Nyesom Wike said on Monday, December 29, that the Peoples Democratic Party would be fatally weakened if he left for the APC. He dismissed pressure to defect, downplayed Governor Siminalayi Fubara’s exit, and argued that political leadership extends beyond holding office.

Why it Matters:

Wike’s remarks are less a membership declaration than a power demonstration. By framing himself as a pillar whose exit could topple the PDP, he pressures party elites to treat him as indispensable, even while his posture fuels the very instability he claims to prevent.

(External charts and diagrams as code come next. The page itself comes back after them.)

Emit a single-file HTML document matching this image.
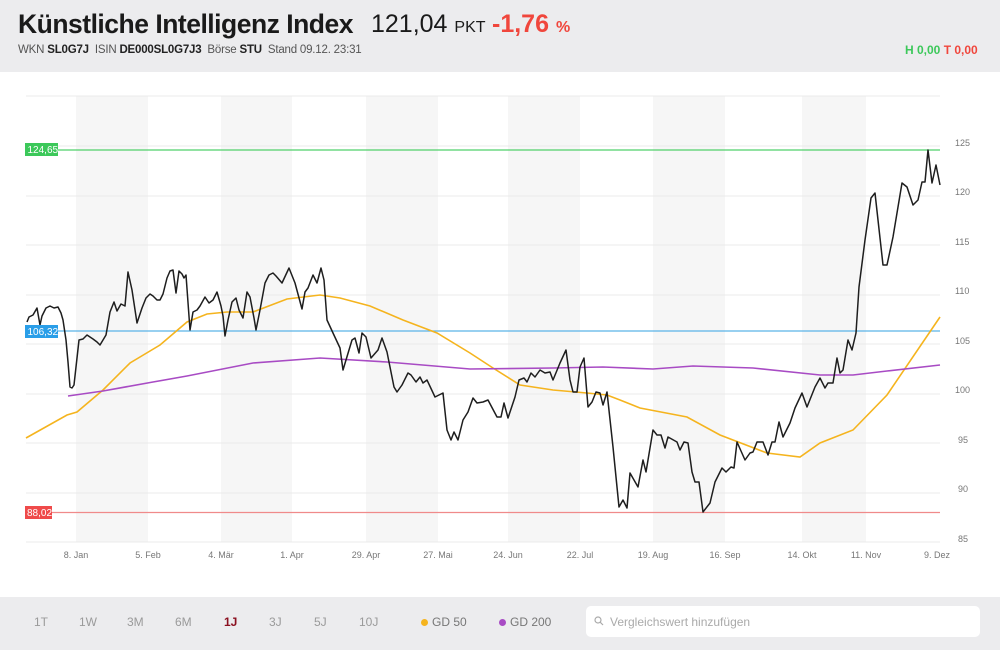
<!DOCTYPE html>
<html><head><meta charset="utf-8"><style>
body{margin:0;width:1000px;height:650px;background:#fff;font-family:"Liberation Sans",sans-serif;position:relative;overflow:hidden}
.hdr{position:absolute;left:0;top:0;width:1000px;height:72px;background:#ececee}
.ftr{position:absolute;left:0;top:597px;width:1000px;height:53px;background:#ececee}
.abs{position:absolute;white-space:nowrap}
</style></head><body>
<div class="hdr"></div>
<div class="abs" style="left:18px;top:9px;font-size:26.5px;font-weight:bold;color:#1a1a1a;letter-spacing:-0.5px">Künstliche Intelligenz Index</div>
<div class="abs" style="left:371px;top:10px;font-size:25px;color:#1a1a1a">121,04 <span style="font-size:16px">PKT</span></div>
<div class="abs" style="left:492px;top:10px;font-size:25px;font-weight:bold;color:#f0463c">-1,76 <span style="font-size:16px">%</span></div>
<div class="abs" style="left:18px;top:44px;font-size:11.5px;color:#555;letter-spacing:-0.2px">WKN <b style="color:#222">SL0G7J</b>&nbsp; ISIN <b style="color:#222">DE000SL0G7J3</b>&nbsp; Börse <b style="color:#222">STU</b>&nbsp; Stand 09.12. 23:31</div>
<div class="abs" style="left:905px;top:43px;font-size:12px;font-weight:bold"><span style="color:#3cc85a">H 0,00</span> <span style="color:#f0463c">T 0,00</span></div>
<svg class="abs" style="left:0;top:0" width="1000" height="597" font-family="Liberation Sans, sans-serif">
<g fill="#f6f6f6">
<rect x="76" y="96" width="72" height="446"/><rect x="221" y="96" width="71" height="446"/><rect x="366" y="96" width="72" height="446"/><rect x="508" y="96" width="72" height="446"/><rect x="653" y="96" width="72" height="446"/><rect x="802" y="96" width="64" height="446"/>
</g>
<g stroke="#ebebeb" stroke-width="1">
<line x1="26" x2="940" y1="96" y2="96"/><line x1="26" x2="940" y1="146" y2="146"/><line x1="26" x2="940" y1="196" y2="196"/><line x1="26" x2="940" y1="245" y2="245"/><line x1="26" x2="940" y1="295" y2="295"/><line x1="26" x2="940" y1="344" y2="344"/><line x1="26" x2="940" y1="394" y2="394"/><line x1="26" x2="940" y1="443" y2="443"/><line x1="26" x2="940" y1="493" y2="493"/><line x1="26" x2="940" y1="542" y2="542"/>
</g>
<g font-size="9" fill="#777" text-anchor="start">
<text x="955" y="146">125</text><text x="955" y="195">120</text><text x="955" y="245">115</text><text x="955" y="294">110</text><text x="955" y="344">105</text><text x="955" y="393">100</text><text x="958" y="443">95</text><text x="958" y="492">90</text><text x="958" y="542">85</text>
</g>
<g font-size="9" fill="#777" text-anchor="middle">
<text x="76" y="558">8. Jan</text><text x="148" y="558">5. Feb</text><text x="221" y="558">4. Mär</text><text x="292" y="558">1. Apr</text><text x="366" y="558">29. Apr</text><text x="438" y="558">27. Mai</text><text x="508" y="558">24. Jun</text><text x="580" y="558">22. Jul</text><text x="653" y="558">19. Aug</text><text x="725" y="558">16. Sep</text><text x="802" y="558">14. Okt</text><text x="866" y="558">11. Nov</text><text x="937" y="558">9. Dez</text>
</g>
<line x1="26" x2="940" y1="150" y2="150" stroke="#4fd06a" stroke-width="1.2"/>
<line x1="26" x2="940" y1="331" y2="331" stroke="#5ab4e8" stroke-width="1.2"/>
<line x1="26" x2="940" y1="512.5" y2="512.5" stroke="#f08a8a" stroke-width="1.2"/>
<polyline fill="none" stroke="#f5b41e" stroke-width="1.6" points="26,438 67,415 77,412 103,390 130,363 160,345 187,322 207,314 227,312 253,312 287,299 320,295 340,298 370,306 403,320 437,333 470,353 493,368 520,385 553,390 587,393 607,395 620,400 640,408 687,417 720,435 767,453 800,457 820,443 853,430 887,395 940,317"/>
<polyline fill="none" stroke="#a84bc4" stroke-width="1.6" points="68,396 103,391 153,382 187,376 253,363 320,358 387,362 470,369 553,368 603,367 653,369 693,366 753,368 820,375 853,375 887,371 940,365"/>
<polyline fill="none" stroke="#1e1e1e" stroke-width="1.5" stroke-linejoin="round" points="27,322 29,317 33,315 37,308 40,325 42,316 46,308 50,306 54,308 58,307 61,313 63,320 66,340 68,362 70,387 72,388 74,385 76,367 79,340 83,339 87,335 90,337 93,339 97,342 100,345 103,340 106,335 110,312 114,302 117,311 121,304 125,306 128,272 132,290 137,323 142,308 146,298 150,294 153,296 157,300 160,300 163,294 167,278 170,271 173,270 176,293 179,271 182,274 184,278 186,275 190,330 193,312 197,310 200,306 205,297 209,303 213,300 217,292 221,306 223,316 225,336 228,320 232,302 236,298 239,310 243,318 247,292 250,297 254,318 256,330 260,310 265,283 269,275 273,273 276,276 282,283 289,268 295,283 302,309 305,292 308,288 313,275 317,283 321,268 324,280 327,320 333,333 340,348 343,370 352,340 355,338 359,353 362,333 366,337 371,358 378,350 382,338 387,352 394,387 397,392 402,385 408,373 411,375 416,382 420,377 423,383 427,380 435,397 443,393 447,430 451,440 454,432 458,440 463,420 468,412 473,398 477,403 483,402 488,400 497,417 501,417 504,403 508,418 515,397 519,380 524,378 527,382 531,373 535,377 540,370 545,373 550,372 553,380 560,363 566,350 570,380 573,392 577,392 580,367 584,358 588,407 592,402 596,392 600,393 603,405 607,392 613,447 619,507 623,500 627,508 630,473 638,487 643,460 646,472 653,430 657,435 661,435 665,448 668,437 677,442 680,450 684,442 688,443 692,472 695,482 699,482 703,512 710,503 715,482 722,468 726,472 731,467 734,468 737,442 745,460 750,453 753,452 757,442 763,442 768,455 772,442 775,442 779,422 783,437 790,423 795,408 802,393 807,407 815,387 820,378 825,388 828,383 833,383 837,358 840,373 843,370 848,340 852,350 856,333 859,287 865,240 871,198 875,193 883,265 887,265 893,237 902,183 907,187 913,205 918,200 922,182 925,182 928,150 932,183 936,165 940,185"/>
<rect x="25" y="143" width="33" height="13" fill="#3cc85a"/><text x="27.5" y="153" font-size="10" fill="#fff">124,65</text>
<rect x="25" y="325" width="33" height="13" fill="#2a9ee8"/><text x="27.5" y="335" font-size="10" fill="#fff">106,32</text>
<rect x="25" y="506" width="27" height="13" fill="#ef4a4a"/><text x="27" y="516" font-size="10" fill="#fff">88,02</text>
</svg>
<div class="ftr"></div>
<div class="abs" style="top:615px;left:0;font-size:12px;color:#9a9a9a">
<span class="abs" style="left:34px">1T</span><span class="abs" style="left:79px">1W</span><span class="abs" style="left:127px">3M</span><span class="abs" style="left:175px">6M</span><span class="abs" style="left:224px;color:#8b1020;font-weight:bold">1J</span><span class="abs" style="left:269px">3J</span><span class="abs" style="left:314px">5J</span><span class="abs" style="left:359px">10J</span>
<span class="abs" style="left:421px;top:4px;width:7px;height:7px;border-radius:50%;background:#f5b41e"></span><span class="abs" style="left:432px;color:#777">GD 50</span>
<span class="abs" style="left:499px;top:4px;width:7px;height:7px;border-radius:50%;background:#a84bc4"></span><span class="abs" style="left:510px;color:#777">GD 200</span>
</div>
<div class="abs" style="left:586px;top:606px;width:394px;height:31px;background:#fff;border-radius:5px"></div>
<svg class="abs" style="left:594px;top:616px" width="10" height="10"><circle cx="4" cy="4" r="3" fill="none" stroke="#aaa" stroke-width="1.2"/><line x1="6.2" y1="6.2" x2="9" y2="9" stroke="#aaa" stroke-width="1.2"/></svg>
<div class="abs" style="left:610px;top:615px;font-size:12px;color:#aaa">Vergleichswert hinzufügen</div>
</body></html>
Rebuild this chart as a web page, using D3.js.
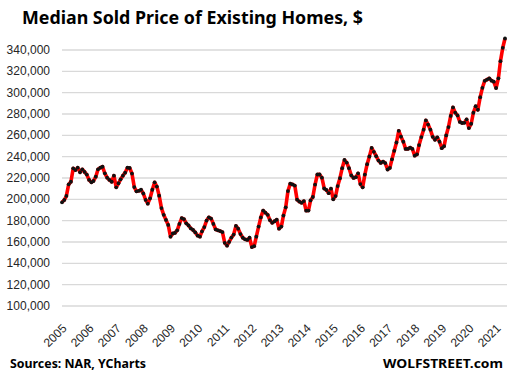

2) Peter Obi Dumps Labour Party for ADC, Calls for United Opposition Ahead of 2027

Peter Obi

On Wednesday, December 31, Peter Obi announced his defection from the Labour Party to the African Democratic Congress in Enugu. He framed the move as part of a coalition strategy to rescue Nigeria, called for opposition unity, and vowed to resist electoral malpractice in 2027.

Why it Matters:

Obi’s defection is a test of whether Nigeria’s opposition can convert popular energy into a durable electoral machine. The Labour Party surge in 2023 proved that voter enthusiasm can erupt quickly; sustaining it requires structure, candidate discipline, and a coalition strategy that does not collapse into ego wars. His call for unity is trying to solve a recurring opposition problem: fragmentation that hands the ruling party victory by default.

READ ALSO: A Nation on Edge—Scandal, Insecurity, and Diplomatic Firestorms

3) Wike Accuses Fubara of Violating Tinubu-Brokered Deal, Threatens to Expose Details

On Wednesday, December 30, Wike accused Rivers Governor Siminalayi Fubara of reneging on a peace agreement reached before President Bola Tinubu in June 2025. He threatened to reveal the terms and warned that his political camp remains battle-ready. money.”

Why it Matters:

The Wike-Fubara dispute is beginning to seem as there’s more than meets the eye. Prolonged elite conflicts have real consequences for residents of Rivers State, including stalled governance and political uncertainty. If the Tinubu-brokered peace deal is presented as binding, then breaking them becomes both a local and national affront, and a tool for weaponising legitimacy.

4) Mutfwang Completes Defection, Officially Joins APC

Plateau Governor Caleb Mutfwang formally joined the APC on Friday, January 2, 2026, after resigning from the PDP. He cited alignment with his governance goals and received his membership card in Jos, describing the move as being in Plateau State’s best interest.

Why it Matters:

Mutfwang’s defection reflects the steady consolidation of power by the APC across the North-Central zone. Beyond numbers, it signals the increasing difficulty opposition governors face operating outside the ruling party’s orbit.

5) ‘Wike Has Put Fire in Bauchi’, Gov Bala Raises Alarm

Governor Bala Mohammed

On Thursday, January 1, Bauchi Governor Bala Mohammed accused Wike of orchestrating political intimidation and linking him to insecurity. Speaking on television, he denied terrorism allegations, claimed harassment by state institutions, and warned of democratic erosion.

Why it Matters:

Such allegations, whether proven or not, deepen fears that state institutions are being dragged into partisan battles. When opposition governors publicly claim persecution, it weakens public trust in law enforcement and reinforces the narrative of a democracy where power, not due process, determines outcomes.

Conclusion

Taken together, the week’s events reveal a political culture increasingly shaped by personality, pressure, and positioning rather than policy or ideology.

Defections weaken opposition resolve, accusations inflame tensions, and power brokers stretch influence across party boundaries.

As 2027 approaches, Nigeria faces a defining question, whether politics will mature into institutional competition or remain a contest of dominance by the loudest actors.